Les phrases recueillies par Éléonore Mercier parlent de femmes et d’hommes. Elles sont des débuts d’histoire de gens et des débuts de fiction. La puissance de ces fictions et de ces imaginaires en dit sans doute plus long sur le réel que beaucoup de documentaires. N’est-ce pas là, la littérature ?

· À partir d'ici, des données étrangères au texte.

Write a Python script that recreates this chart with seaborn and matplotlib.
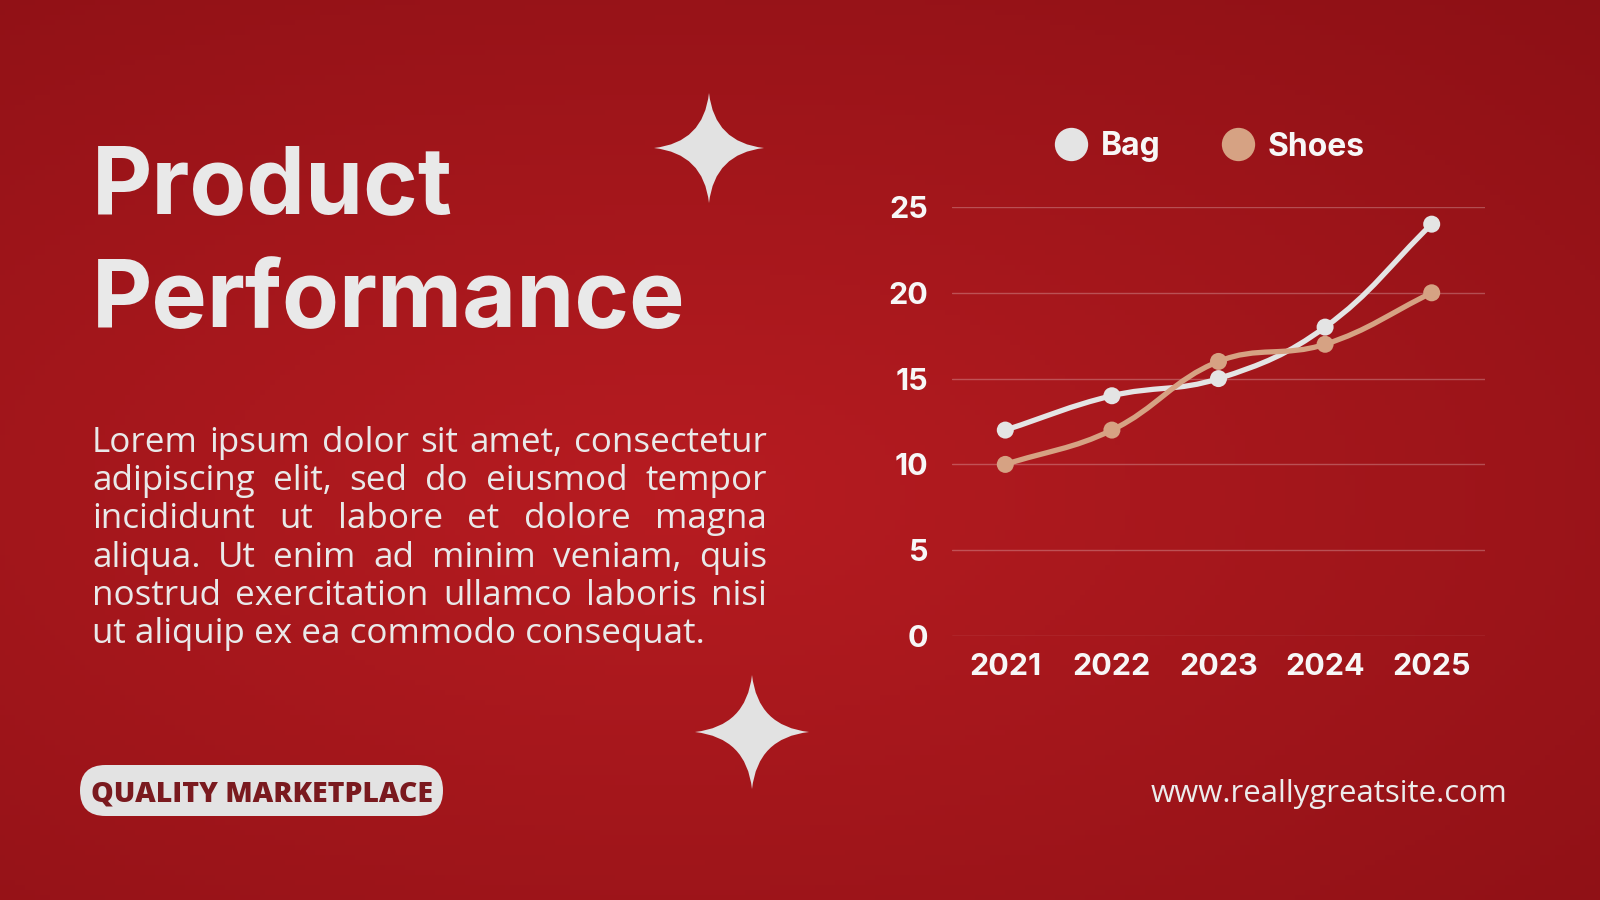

Lucie Cauwe, Le Soir, 12 mars 2010.




L’écoute contre les coups


Depuis dix-sept ans, Éléonore Mercier exerce le métier d’« écoutante », dans une association de soutien aux femmes battues. Et depuis dix-sept ans, elle note dans ses cahiers les mots que lui disent au téléphone ces femmes en détresse. La première phrase par chacune prononcée, surtout, car, explique-t-elle, « cette première phrase dit tout »  le désarroi, la peur, la honte, l’impuissance, l’amour aussi. Replongeant dans ses cahiers, Éléonore Mercier a souligné certaines de ces phrases – 1653, sur près de 20 000 – et, avec ce seul materiau, a composé presque par hasard, un livre. Comme un chant, une litanie, une incantation âpre et foudroyante, étrangement poétique et émouvante. Ce long poème,Je suis complétement battue, Éléonore Mercier l’offre à lire comme un objet esthétique et politique : un hommage aux femmes, de la part d’une féministe résolue, pour qui « le féminisme est un humanisme », et l’offense faite aux femmes une atteinte à la dignité humaine.


Nathalie Crom, Télérama, 17 mars 2010.